Machado's bill is stalled in the Assembly, but he said it was no longer necessary, given the pending health department guidelines for distributing bond money. He said he would try to ensure that the Department of Water Resources, State Water Resources Control Board and other bond-disbursing agencies that have yet to write guidelines would also allow private water companies to compete for the money.

The health department's proposed guidelines are less restrictive than Machado's bill. His legislation includes provisions to ensure that the California Public Utilities Commission prevent private companies from earning a profit from any bond-funded improvements, such as a water treatment plant.
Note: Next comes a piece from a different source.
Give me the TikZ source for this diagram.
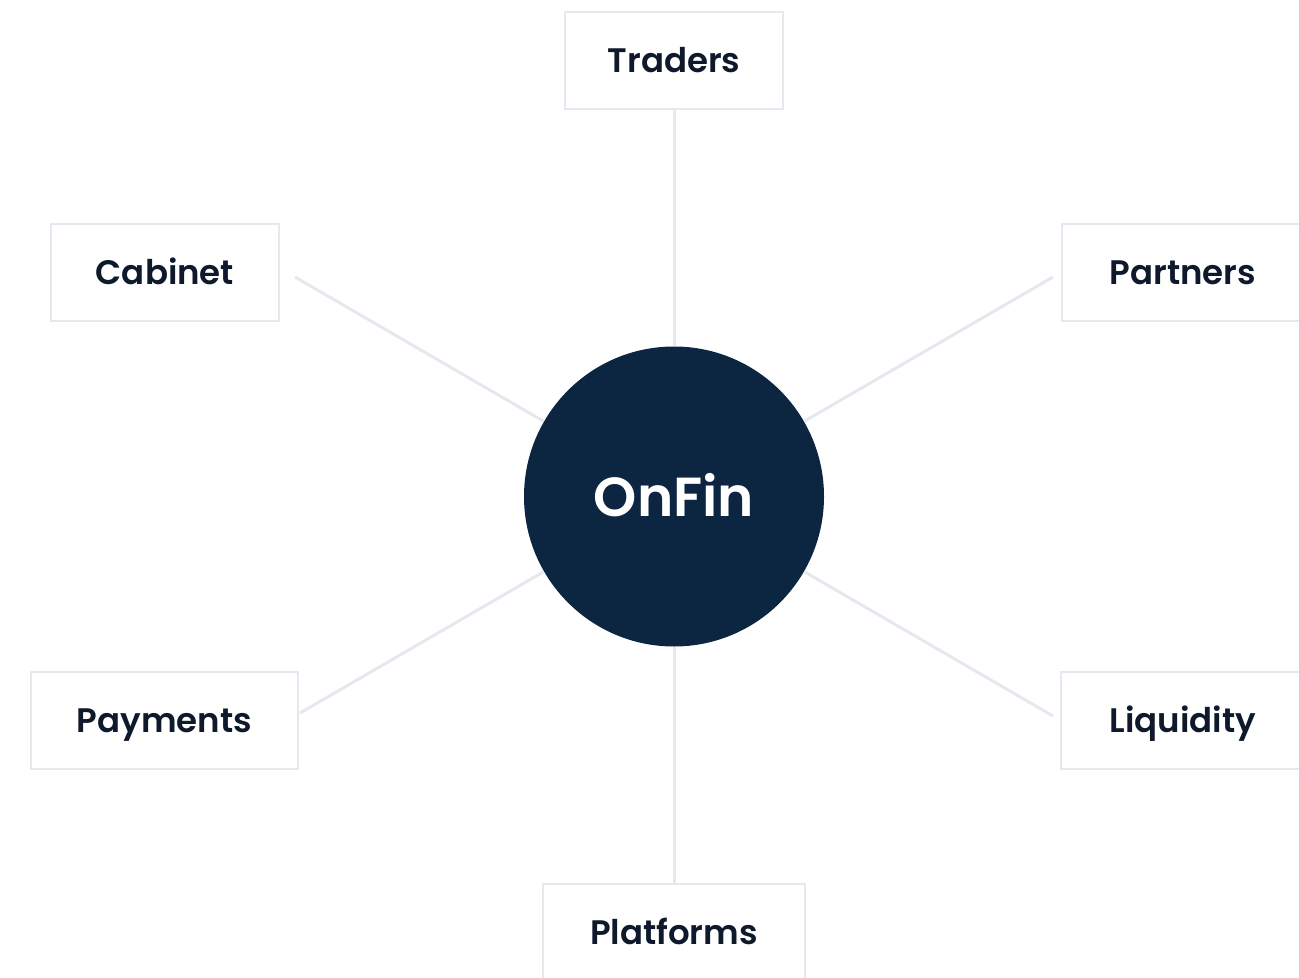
\documentclass[tikz,border=0pt]{standalone}
\usepackage{fontspec}
\setmainfont{Poppins}[BoldFont={Poppins SemiBold}]
\definecolor{linec}{HTML}{E4E9F0}
\definecolor{navy}{HTML}{0C2641}
\definecolor{txt}{HTML}{0E1A2B}
\begin{document}
\begin{tikzpicture}[x=0.5pt,y=-0.5pt,
  box/.style={draw=linec,line width=1pt,fill=white,text=txt,font=\fontsize{17}{19}\selectfont\bfseries,inner sep=0pt,text height=12pt,text depth=0pt},
  conn/.style={draw=linec,line width=1.5pt}]
\useasboundingbox (0,0) rectangle (1299,978);
\clip (0,0) rectangle (1299,978);
\node[box,minimum width=109pt,minimum height=48.5pt] (traders) at (674,60.5) {Traders};
\node[box,minimum width=114pt,minimum height=48.5pt] (cabinet) at (165,272.5) {Cabinet};
\node[box,minimum width=121pt,minimum height=48.5pt] (partners) at (1183,272.5) {Partners};
\node[box,minimum width=133.5pt,minimum height=48.5pt] (payments) at (164.5,720.5) {Payments};
\node[box,minimum width=122pt,minimum height=48.5pt] (liquidity) at (1183,720.5) {Liquidity};
\node[box,minimum width=131pt,minimum height=48.5pt] (platforms) at (674,932.5) {Platforms};
\node[circle,fill=navy,minimum size=150pt,inner sep=0pt,text=white,font=\fontsize{27.5}{30}\selectfont\bfseries,text height=19.5pt,text depth=0pt] (onfin) at (674,496.5) {OnFin};
\coordinate (c1) at (295,277);
\coordinate (c2) at (1053,277);
\coordinate (p1) at (300,713);
\coordinate (l1) at (1053,716);
\draw[conn] (traders.south) -- (onfin.north);
\draw[conn] (platforms.north) -- (onfin.south);
\draw[conn] (c1) -- (onfin.150);
\draw[conn] (c2) -- (onfin.30);
\draw[conn] (p1) -- (onfin.210);
\draw[conn] (l1) -- (onfin.330);
\end{tikzpicture}
\end{document}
The PUC regulates 144 investor-owned water companies and sets the rates they can charge.

Public water agency officials expressed concern that mere administrative rules would be more lax than what Machado proposed.

The senator expressed certainty that the PUC would oversee the use of any bond money a private company might be awarded and guarantee that shareholders and corporations would not profit from it.
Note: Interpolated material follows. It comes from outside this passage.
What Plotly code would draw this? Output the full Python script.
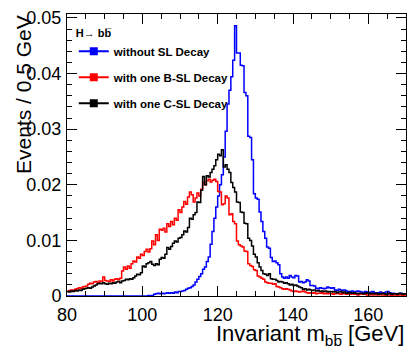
import plotly.graph_objects as go

# bin edges: 80 -> 170 GeV, 0.5 GeV per bin (180 bins)
bin_lo = 80.0
bin_w = 0.5

# bin contents in units of 1e-4 (Events / 0.5 GeV), 10 bins per row = 5 GeV
without_sl = [
    0, 0, 0, 0, 0, 0, 0, 0, 0, 0,
    0, 0, 0, 0, 0, 0, 0, 0, 0, 0,
    0, 0, 0, 0, 0, 0, 0, 0, 0, 0,
    0, 0, 0, 0, 0, 0, 0, 0, 0, 0,
    0, 0, 0, 1, 0, 1, 3, 4, 5, 4,
    5, 4, 5, 6, 5, 6, 5, 7, 6, 8,
    8, 9, 10, 12, 14, 15, 17, 20, 25, 30,
    35, 40, 48, 52, 62, 70, 93, 116, 140, 160,
    180, 200, 218, 250, 296, 345, 370, 394, 424, 486,
    437, 437, 415, 414, 366, 360, 287, 285, 245, 184,
    176, 174, 151, 134, 116, 104, 88, 86, 69, 62,
    63, 60, 56, 40, 34, 32, 34, 32, 37, 34,
    33, 37, 36, 25, 26, 24, 25, 29, 27, 19,
    19, 18, 14, 13, 15, 14, 13, 14, 16, 15,
    14, 15, 11, 10, 12, 11, 10, 11, 9, 8,
    8, 9, 7, 8, 9, 8, 7, 6, 8, 7,
    6, 7, 8, 6, 5, 6, 7, 5, 6, 7,
    8, 6, 4, 5, 4, 3, 4, 5, 4, 3,
]
one_b_sl = [
    8, 10, 11, 10, 12, 13, 15, 14, 16, 17,
    18, 21, 23, 22, 25, 26, 24, 27, 26, 34,
    28, 27, 26, 29, 27, 30, 31, 29, 32, 45,
    52, 48, 54, 50, 58, 63, 61, 70, 68, 75,
    73, 80, 84, 79, 85, 99, 92, 110, 100, 120,
    118, 122, 115, 130, 125, 134, 128, 140, 136, 155,
    150, 160, 170, 165, 178, 187, 182, 169, 176, 185,
    180, 192, 204, 200, 207, 210, 205, 208, 210, 206,
    188, 187, 164, 166, 180, 176, 146, 148, 134, 130,
    99, 92, 90, 88, 81, 80, 58, 55, 53, 47,
    46, 36, 34, 32, 30, 25, 24, 23, 23, 21,
    22, 17, 16, 15, 13, 12, 13, 12, 11, 9,
    8, 9, 8, 7, 8, 9, 7, 6, 5, 6,
    5, 6, 4, 5, 5, 6, 4, 5, 4, 5,
    4, 3, 4, 5, 4, 3, 4, 4, 3, 4,
    3, 4, 3, 4, 2, 3, 4, 3, 3, 2,
    2, 3, 2, 3, 2, 2, 3, 2, 2, 1,
    2, 2, 1, 2, 2, 1, 2, 2, 1, 2,
]
one_c_sl = [
    8, 7, 9, 8, 10, 9, 11, 10, 12, 13,
    14, 15, 14, 16, 18, 20, 22, 23, 22, 24,
    22, 21, 23, 22, 24, 23, 25, 26, 24, 27,
    28, 30, 29, 31, 30, 33, 36, 39, 38, 42,
    54, 52, 58, 60, 62, 57, 55, 58, 56, 66,
    69, 68, 75, 87, 84, 89, 95, 99, 97, 104,
    105, 110, 117, 115, 123, 140, 138, 146, 150, 169,
    168, 190, 215, 200, 216, 214, 222, 228, 234, 245,
    255, 252, 263, 232, 236, 228, 222, 204, 195, 187,
    169, 168, 151, 150, 131, 130, 104, 100, 90, 75,
    70, 60, 52, 46, 40, 39, 37, 40, 31, 30,
    30, 28, 25, 26, 25, 23, 24, 22, 20, 21,
    19, 20, 18, 16, 15, 12, 13, 11, 12, 11,
    10, 11, 9, 10, 8, 9, 8, 9, 7, 8,
    8, 7, 8, 6, 7, 8, 6, 7, 5, 6,
    6, 5, 6, 5, 4, 5, 5, 4, 5, 6,
    5, 4, 5, 4, 5, 3, 4, 5, 4, 3,
    4, 5, 3, 4, 4, 3, 5, 4, 3, 4,
]
unit = 1e-4

series = [
    ("without SL Decay", without_sl, "#0000ff"),
    ("with one B-SL Decay", one_b_sl, "#ff0000"),
    ("with one C-SL Decay", one_c_sl, "#000000"),
]

FONT = "Liberation Sans, Arial, Helvetica, sans-serif"

fig = go.Figure()
for i, (name, vals, col) in enumerate(series):
    edges = [bin_lo + bin_w * k for k in range(len(vals) + 1)]
    ys = [v * unit for v in vals] + [vals[-1] * unit]
    fig.add_trace(go.Scatter(x=edges, y=ys, mode="lines", line=dict(color=col, width=1.5, shape="hv"),
                             showlegend=False, hoverinfo="skip"))
    # legend entry in ROOT style: line + square marker
    fig.add_trace(go.Scatter(x=[None], y=[None], mode="lines+markers", name=name,
                             line=dict(color=col, width=2),
                             marker=dict(symbol="square", size=8, color=col),
                             legendgroup=str(i)))

axis_common = dict(showline=True, linecolor="black", linewidth=1, mirror="allticks",
                   ticks="inside", tickcolor="black", showgrid=False, zeroline=False,
                   tickfont=dict(family=FONT, size=18, color="black"))

fig.update_xaxes(range=[80, 170], tick0=80, dtick=20, ticklen=10,
                 minor=dict(dtick=5, ticklen=5, ticks="inside", tickcolor="black", showgrid=False),
                 ticklabelstandoff=2, **axis_common)
fig.update_yaxes(range=[0, 0.0507], tick0=0, dtick=0.01, ticklen=10,
                 minor=dict(dtick=0.002, ticklen=5, ticks="inside", tickcolor="black", showgrid=False),
                 ticklabelstandoff=1, **axis_common)

fig.add_annotation(text="Events / 0.5 GeV", textangle=-90, xref="paper", yref="paper",
                   x=-0.128, y=0.715, xanchor="center", yanchor="middle", showarrow=False,
                   font=dict(family=FONT, size=21, color="black"))
fig.add_annotation(text="Invariant m<sub>bb\u0305</sub> [GeV]", xref="paper", yref="paper",
                   x=1.0, y=-0.082, xanchor="right", yanchor="top", showarrow=False,
                   font=dict(family=FONT, size=22, color="black"))

fig.update_layout(
    width=415, height=352,
    margin=dict(l=67, r=8, t=8, b=56),
    paper_bgcolor="white", plot_bgcolor="white",
    legend=dict(x=0.02, y=0.97, xanchor="left", yanchor="top", bgcolor="rgba(0,0,0,0)",
                traceorder="grouped", tracegroupgap=7,
                title=dict(text="H\u2192 bb\u0305", font=dict(family=FONT, size=11, color="black")),
                font=dict(family=FONT, size=11.5, color="black", weight="bold")),
)

fig.write_html("out.html", config={"displayModeBar": False},
               post_script="document.body.style.margin='0';document.body.style.padding='0';")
But PUC officials have yet to determine how they will deal with the novel situation, said PUC spokeswoman Terrie Prosper.

The issue never arose in the 2002 campaign for Proposition 50, which encountered only minor opposition, from the California Farm Bureau and taxpayer groups resistant to more state borrowing.

Those who represent public water agencies say they have become aware only in the last few weeks that they could be competing with private firms for Proposition 50 money. The Assn. of California Water Agencies has yet to weigh in on the issue.

Jerry Jordan, executive director of the California Municipal Utilities Assn., sent a letter last week to Gov. Arnold Schwarzenegger's Health and Human Services Agency secretary warning that the proposed set of guidelines "undermines and contradicts long-standing state policy."